→ Your instructions: Count the lines in the entries below that include the word "diagram". Give nothing but the number.

→ Supplied records:
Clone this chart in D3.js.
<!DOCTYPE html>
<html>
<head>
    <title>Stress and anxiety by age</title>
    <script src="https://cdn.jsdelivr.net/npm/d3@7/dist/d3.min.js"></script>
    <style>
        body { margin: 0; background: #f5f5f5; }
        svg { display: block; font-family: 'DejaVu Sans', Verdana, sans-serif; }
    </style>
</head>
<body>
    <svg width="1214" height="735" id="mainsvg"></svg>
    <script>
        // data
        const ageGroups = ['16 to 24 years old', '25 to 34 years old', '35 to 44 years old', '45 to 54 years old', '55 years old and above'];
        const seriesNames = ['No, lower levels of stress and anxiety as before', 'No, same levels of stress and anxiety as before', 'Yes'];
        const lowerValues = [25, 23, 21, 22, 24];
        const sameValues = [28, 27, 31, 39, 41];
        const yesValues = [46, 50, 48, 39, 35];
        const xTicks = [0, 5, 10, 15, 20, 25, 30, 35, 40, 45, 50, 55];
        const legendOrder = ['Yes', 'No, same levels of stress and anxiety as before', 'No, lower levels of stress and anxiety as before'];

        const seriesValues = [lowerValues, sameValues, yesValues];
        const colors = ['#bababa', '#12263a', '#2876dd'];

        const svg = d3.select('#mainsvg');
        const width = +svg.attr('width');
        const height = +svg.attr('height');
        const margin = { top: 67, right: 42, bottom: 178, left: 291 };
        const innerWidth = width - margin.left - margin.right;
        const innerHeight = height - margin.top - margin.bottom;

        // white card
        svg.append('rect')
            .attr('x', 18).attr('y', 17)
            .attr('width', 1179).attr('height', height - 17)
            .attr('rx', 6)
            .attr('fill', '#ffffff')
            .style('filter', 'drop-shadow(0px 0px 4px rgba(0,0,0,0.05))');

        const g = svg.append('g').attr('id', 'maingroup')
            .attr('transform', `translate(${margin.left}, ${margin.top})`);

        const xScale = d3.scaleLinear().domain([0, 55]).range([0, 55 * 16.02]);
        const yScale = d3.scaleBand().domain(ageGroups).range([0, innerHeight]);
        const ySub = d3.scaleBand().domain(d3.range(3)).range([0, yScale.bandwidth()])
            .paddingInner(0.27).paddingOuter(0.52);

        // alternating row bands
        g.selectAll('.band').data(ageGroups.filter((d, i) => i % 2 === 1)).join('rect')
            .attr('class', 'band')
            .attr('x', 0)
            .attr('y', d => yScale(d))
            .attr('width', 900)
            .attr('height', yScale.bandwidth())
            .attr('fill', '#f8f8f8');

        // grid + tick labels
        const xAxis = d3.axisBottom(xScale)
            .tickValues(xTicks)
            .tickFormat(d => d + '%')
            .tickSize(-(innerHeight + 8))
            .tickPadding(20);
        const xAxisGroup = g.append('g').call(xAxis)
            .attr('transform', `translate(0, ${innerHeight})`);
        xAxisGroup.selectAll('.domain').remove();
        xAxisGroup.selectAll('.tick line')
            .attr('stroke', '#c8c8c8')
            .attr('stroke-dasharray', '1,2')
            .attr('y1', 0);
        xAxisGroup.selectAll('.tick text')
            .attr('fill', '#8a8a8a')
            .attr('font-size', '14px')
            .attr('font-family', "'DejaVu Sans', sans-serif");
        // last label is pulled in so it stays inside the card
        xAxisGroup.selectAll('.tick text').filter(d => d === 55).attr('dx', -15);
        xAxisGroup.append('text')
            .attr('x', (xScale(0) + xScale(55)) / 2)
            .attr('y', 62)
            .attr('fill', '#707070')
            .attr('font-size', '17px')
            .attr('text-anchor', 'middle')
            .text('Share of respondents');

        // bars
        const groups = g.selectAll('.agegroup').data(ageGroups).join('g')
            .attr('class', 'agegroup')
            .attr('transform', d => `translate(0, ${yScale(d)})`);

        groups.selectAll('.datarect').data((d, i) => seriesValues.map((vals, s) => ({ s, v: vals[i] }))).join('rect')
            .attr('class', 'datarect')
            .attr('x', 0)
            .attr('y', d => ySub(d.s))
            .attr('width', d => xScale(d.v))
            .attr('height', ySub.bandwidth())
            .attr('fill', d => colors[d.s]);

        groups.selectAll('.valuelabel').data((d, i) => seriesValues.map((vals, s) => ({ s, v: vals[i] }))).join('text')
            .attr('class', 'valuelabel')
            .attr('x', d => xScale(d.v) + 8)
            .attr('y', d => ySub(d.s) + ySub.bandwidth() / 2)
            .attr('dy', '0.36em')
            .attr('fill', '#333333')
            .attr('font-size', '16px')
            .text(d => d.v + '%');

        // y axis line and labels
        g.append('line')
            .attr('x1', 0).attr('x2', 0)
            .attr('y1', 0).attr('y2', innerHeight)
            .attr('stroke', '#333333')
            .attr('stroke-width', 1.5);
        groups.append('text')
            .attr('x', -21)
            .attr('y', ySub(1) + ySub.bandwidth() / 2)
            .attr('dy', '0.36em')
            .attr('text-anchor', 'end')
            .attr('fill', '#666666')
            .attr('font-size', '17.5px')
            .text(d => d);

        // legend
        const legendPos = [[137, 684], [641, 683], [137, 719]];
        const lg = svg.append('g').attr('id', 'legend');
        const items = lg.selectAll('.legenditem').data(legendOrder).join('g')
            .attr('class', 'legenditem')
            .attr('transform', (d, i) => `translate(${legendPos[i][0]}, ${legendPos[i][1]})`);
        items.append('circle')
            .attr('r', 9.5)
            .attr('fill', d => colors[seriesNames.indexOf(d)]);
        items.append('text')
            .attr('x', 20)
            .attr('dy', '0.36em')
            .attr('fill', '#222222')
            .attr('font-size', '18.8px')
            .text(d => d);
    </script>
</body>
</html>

--

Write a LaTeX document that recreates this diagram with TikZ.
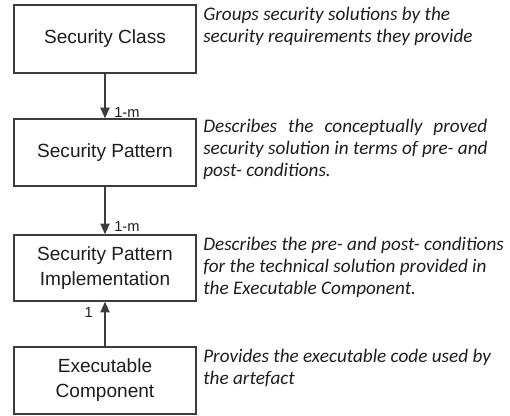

==

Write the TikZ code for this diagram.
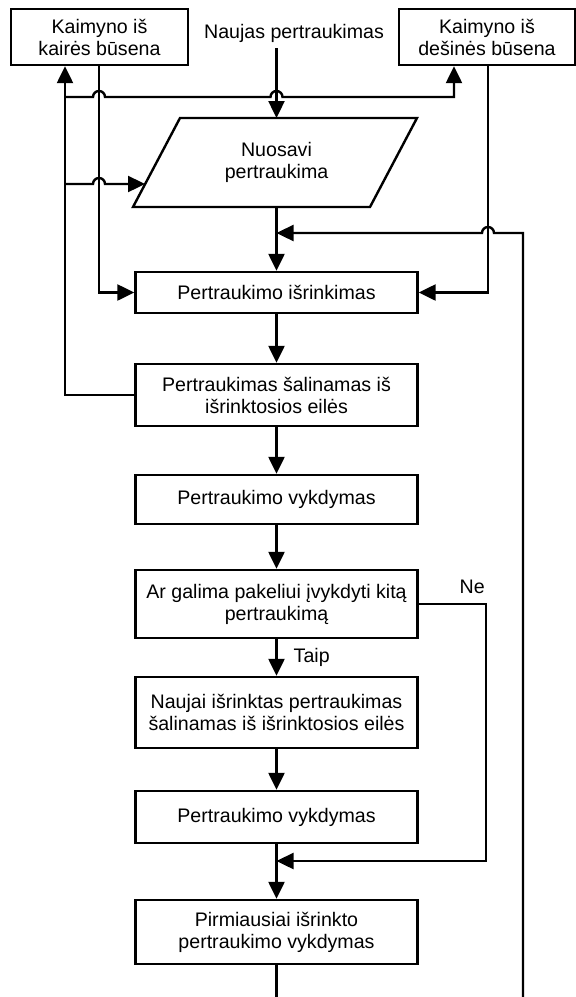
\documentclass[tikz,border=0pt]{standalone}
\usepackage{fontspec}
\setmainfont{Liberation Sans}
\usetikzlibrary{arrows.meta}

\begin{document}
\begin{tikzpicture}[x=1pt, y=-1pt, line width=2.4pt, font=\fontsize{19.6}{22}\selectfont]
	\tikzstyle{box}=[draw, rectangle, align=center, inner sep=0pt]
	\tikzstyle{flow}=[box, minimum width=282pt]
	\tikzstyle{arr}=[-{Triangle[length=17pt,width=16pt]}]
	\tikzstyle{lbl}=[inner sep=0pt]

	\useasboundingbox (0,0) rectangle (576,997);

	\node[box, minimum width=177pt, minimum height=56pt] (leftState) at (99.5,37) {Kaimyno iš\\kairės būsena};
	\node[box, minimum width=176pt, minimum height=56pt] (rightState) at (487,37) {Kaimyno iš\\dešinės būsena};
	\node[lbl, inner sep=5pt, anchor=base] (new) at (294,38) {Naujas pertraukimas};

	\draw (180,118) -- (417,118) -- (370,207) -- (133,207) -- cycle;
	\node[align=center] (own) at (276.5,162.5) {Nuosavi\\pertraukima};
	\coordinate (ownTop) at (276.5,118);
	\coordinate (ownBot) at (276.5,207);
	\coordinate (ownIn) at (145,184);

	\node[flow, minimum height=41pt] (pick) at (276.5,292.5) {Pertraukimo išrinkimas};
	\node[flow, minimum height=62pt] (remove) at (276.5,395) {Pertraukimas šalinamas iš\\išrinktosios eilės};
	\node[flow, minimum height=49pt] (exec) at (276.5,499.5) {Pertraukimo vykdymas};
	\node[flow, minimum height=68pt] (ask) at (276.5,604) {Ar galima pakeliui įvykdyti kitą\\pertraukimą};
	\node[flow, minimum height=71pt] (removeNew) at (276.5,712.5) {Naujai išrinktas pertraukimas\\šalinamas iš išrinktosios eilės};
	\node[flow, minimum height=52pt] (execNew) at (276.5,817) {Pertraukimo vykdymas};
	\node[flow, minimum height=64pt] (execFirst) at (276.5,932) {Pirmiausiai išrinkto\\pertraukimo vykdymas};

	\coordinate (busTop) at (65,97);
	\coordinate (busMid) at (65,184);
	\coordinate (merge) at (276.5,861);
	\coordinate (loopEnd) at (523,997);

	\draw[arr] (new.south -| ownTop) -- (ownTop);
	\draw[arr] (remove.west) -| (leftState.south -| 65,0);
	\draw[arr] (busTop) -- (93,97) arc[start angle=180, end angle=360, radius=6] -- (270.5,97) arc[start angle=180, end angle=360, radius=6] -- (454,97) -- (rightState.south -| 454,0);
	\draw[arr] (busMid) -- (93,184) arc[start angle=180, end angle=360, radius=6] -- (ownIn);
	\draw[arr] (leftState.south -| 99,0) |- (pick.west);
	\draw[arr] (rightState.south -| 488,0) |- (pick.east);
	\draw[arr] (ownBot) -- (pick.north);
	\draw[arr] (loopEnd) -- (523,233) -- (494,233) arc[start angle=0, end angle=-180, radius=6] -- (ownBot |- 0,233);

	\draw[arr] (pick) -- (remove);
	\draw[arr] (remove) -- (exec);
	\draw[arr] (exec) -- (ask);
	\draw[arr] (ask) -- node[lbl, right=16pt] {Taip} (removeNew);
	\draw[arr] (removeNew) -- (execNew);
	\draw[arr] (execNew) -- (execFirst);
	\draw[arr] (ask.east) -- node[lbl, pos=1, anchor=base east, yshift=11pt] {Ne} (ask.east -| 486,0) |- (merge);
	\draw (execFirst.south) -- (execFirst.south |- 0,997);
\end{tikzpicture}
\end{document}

→ Solution for this problem: 2